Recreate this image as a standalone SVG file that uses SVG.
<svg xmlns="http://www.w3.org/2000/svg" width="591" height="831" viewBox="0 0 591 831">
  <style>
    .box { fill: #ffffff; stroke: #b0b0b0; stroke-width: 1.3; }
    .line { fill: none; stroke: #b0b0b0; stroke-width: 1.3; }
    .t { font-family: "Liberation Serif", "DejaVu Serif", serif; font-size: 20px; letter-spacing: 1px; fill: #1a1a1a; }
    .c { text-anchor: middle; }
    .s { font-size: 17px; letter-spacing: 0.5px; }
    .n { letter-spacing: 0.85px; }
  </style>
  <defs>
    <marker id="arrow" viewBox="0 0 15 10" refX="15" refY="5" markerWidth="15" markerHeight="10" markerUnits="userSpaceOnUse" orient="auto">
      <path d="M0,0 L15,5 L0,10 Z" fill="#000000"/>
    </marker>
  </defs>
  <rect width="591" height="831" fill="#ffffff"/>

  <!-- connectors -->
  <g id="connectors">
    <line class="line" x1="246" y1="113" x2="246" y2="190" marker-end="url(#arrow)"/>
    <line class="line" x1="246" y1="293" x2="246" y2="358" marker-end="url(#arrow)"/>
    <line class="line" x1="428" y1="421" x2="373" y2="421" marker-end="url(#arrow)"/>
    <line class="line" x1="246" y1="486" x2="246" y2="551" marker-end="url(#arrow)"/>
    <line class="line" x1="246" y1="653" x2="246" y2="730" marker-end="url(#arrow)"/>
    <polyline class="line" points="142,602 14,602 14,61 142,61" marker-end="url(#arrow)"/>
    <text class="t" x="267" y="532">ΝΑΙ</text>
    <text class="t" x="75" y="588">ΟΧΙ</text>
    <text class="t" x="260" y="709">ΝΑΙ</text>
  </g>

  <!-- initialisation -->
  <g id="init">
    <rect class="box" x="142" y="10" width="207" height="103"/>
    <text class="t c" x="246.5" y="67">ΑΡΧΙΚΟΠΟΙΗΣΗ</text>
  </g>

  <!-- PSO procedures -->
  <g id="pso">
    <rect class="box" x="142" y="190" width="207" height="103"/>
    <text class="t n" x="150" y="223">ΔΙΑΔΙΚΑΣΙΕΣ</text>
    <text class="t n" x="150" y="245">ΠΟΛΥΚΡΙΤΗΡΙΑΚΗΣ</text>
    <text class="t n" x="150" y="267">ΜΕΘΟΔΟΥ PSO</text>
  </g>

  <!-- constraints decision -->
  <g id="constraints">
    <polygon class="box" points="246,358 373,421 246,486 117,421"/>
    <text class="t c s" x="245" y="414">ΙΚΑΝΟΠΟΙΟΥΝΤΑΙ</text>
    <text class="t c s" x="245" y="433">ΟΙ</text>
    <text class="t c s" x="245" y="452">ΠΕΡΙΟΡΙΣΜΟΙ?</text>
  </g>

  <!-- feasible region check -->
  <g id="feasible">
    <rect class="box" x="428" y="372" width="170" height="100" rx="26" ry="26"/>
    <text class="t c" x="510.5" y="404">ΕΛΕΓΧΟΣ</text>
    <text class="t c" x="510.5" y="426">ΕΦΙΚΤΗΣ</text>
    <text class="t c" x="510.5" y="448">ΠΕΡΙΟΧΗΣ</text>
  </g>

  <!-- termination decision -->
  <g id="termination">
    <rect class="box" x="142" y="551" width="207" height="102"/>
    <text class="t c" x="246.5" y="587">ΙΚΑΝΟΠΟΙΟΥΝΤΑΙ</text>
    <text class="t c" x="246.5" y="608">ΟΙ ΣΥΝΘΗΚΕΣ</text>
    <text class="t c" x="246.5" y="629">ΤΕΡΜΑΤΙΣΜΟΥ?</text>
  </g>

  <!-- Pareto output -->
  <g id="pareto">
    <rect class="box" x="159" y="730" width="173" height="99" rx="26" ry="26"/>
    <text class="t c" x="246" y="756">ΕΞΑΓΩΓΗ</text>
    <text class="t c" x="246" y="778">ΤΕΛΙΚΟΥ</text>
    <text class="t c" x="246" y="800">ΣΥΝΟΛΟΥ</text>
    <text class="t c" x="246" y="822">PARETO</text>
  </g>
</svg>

◆ **What is asked**:
Quote each line above in full, word for word.

◆ **Response to the exercise**:
Recreate this image as a standalone SVG file that uses SVG.
<svg xmlns="http://www.w3.org/2000/svg" width="591" height="831" viewBox="0 0 591 831">
  <style>
    .box { fill: #ffffff; stroke: #b0b0b0; stroke-width: 1.3; }
    .line { fill: none; stroke: #b0b0b0; stroke-width: 1.3; }
    .t { font-family: "Liberation Serif", "DejaVu Serif", serif; font-size: 20px; letter-spacing: 1px; fill: #1a1a1a; }
    .c { text-anchor: middle; }
    .s { font-size: 17px; letter-spacing: 0.5px; }
    .n { letter-spacing: 0.85px; }
  </style>
  <defs>
    <marker id="arrow" viewBox="0 0 15 10" refX="15" refY="5" markerWidth="15" markerHeight="10" markerUnits="userSpaceOnUse" orient="auto">
      <path d="M0,0 L15,5 L0,10 Z" fill="#000000"/>
    </marker>
  </defs>
  <rect width="591" height="831" fill="#ffffff"/>

  <!-- connectors -->
  <g id="connectors">
    <line class="line" x1="246" y1="113" x2="246" y2="190" marker-end="url(#arrow)"/>
    <line class="line" x1="246" y1="293" x2="246" y2="358" marker-end="url(#arrow)"/>
    <line class="line" x1="428" y1="421" x2="373" y2="421" marker-end="url(#arrow)"/>
    <line class="line" x1="246" y1="486" x2="246" y2="551" marker-end="url(#arrow)"/>
    <line class="line" x1="246" y1="653" x2="246" y2="730" marker-end="url(#arrow)"/>
    <polyline class="line" points="142,602 14,602 14,61 142,61" marker-end="url(#arrow)"/>
    <text class="t" x="267" y="532">ΝΑΙ</text>
    <text class="t" x="75" y="588">ΟΧΙ</text>
    <text class="t" x="260" y="709">ΝΑΙ</text>
  </g>

  <!-- initialisation -->
  <g id="init">
    <rect class="box" x="142" y="10" width="207" height="103"/>
    <text class="t c" x="246.5" y="67">ΑΡΧΙΚΟΠΟΙΗΣΗ</text>
  </g>

  <!-- PSO procedures -->
  <g id="pso">
    <rect class="box" x="142" y="190" width="207" height="103"/>
    <text class="t n" x="150" y="223">ΔΙΑΔΙΚΑΣΙΕΣ</text>
    <text class="t n" x="150" y="245">ΠΟΛΥΚΡΙΤΗΡΙΑΚΗΣ</text>
    <text class="t n" x="150" y="267">ΜΕΘΟΔΟΥ PSO</text>
  </g>

  <!-- constraints decision -->
  <g id="constraints">
    <polygon class="box" points="246,358 373,421 246,486 117,421"/>
    <text class="t c s" x="245" y="414">ΙΚΑΝΟΠΟΙΟΥΝΤΑΙ</text>
    <text class="t c s" x="245" y="433">ΟΙ</text>
    <text class="t c s" x="245" y="452">ΠΕΡΙΟΡΙΣΜΟΙ?</text>
  </g>

  <!-- feasible region check -->
  <g id="feasible">
    <rect class="box" x="428" y="372" width="170" height="100" rx="26" ry="26"/>
    <text class="t c" x="510.5" y="404">ΕΛΕΓΧΟΣ</text>
    <text class="t c" x="510.5" y="426">ΕΦΙΚΤΗΣ</text>
    <text class="t c" x="510.5" y="448">ΠΕΡΙΟΧΗΣ</text>
  </g>

  <!-- termination decision -->
  <g id="termination">
    <rect class="box" x="142" y="551" width="207" height="102"/>
    <text class="t c" x="246.5" y="587">ΙΚΑΝΟΠΟΙΟΥΝΤΑΙ</text>
    <text class="t c" x="246.5" y="608">ΟΙ ΣΥΝΘΗΚΕΣ</text>
    <text class="t c" x="246.5" y="629">ΤΕΡΜΑΤΙΣΜΟΥ?</text>
  </g>

  <!-- Pareto output -->
  <g id="pareto">
    <rect class="box" x="159" y="730" width="173" height="99" rx="26" ry="26"/>
    <text class="t c" x="246" y="756">ΕΞΑΓΩΓΗ</text>
    <text class="t c" x="246" y="778">ΤΕΛΙΚΟΥ</text>
    <text class="t c" x="246" y="800">ΣΥΝΟΛΟΥ</text>
    <text class="t c" x="246" y="822">PARETO</text>
  </g>
</svg>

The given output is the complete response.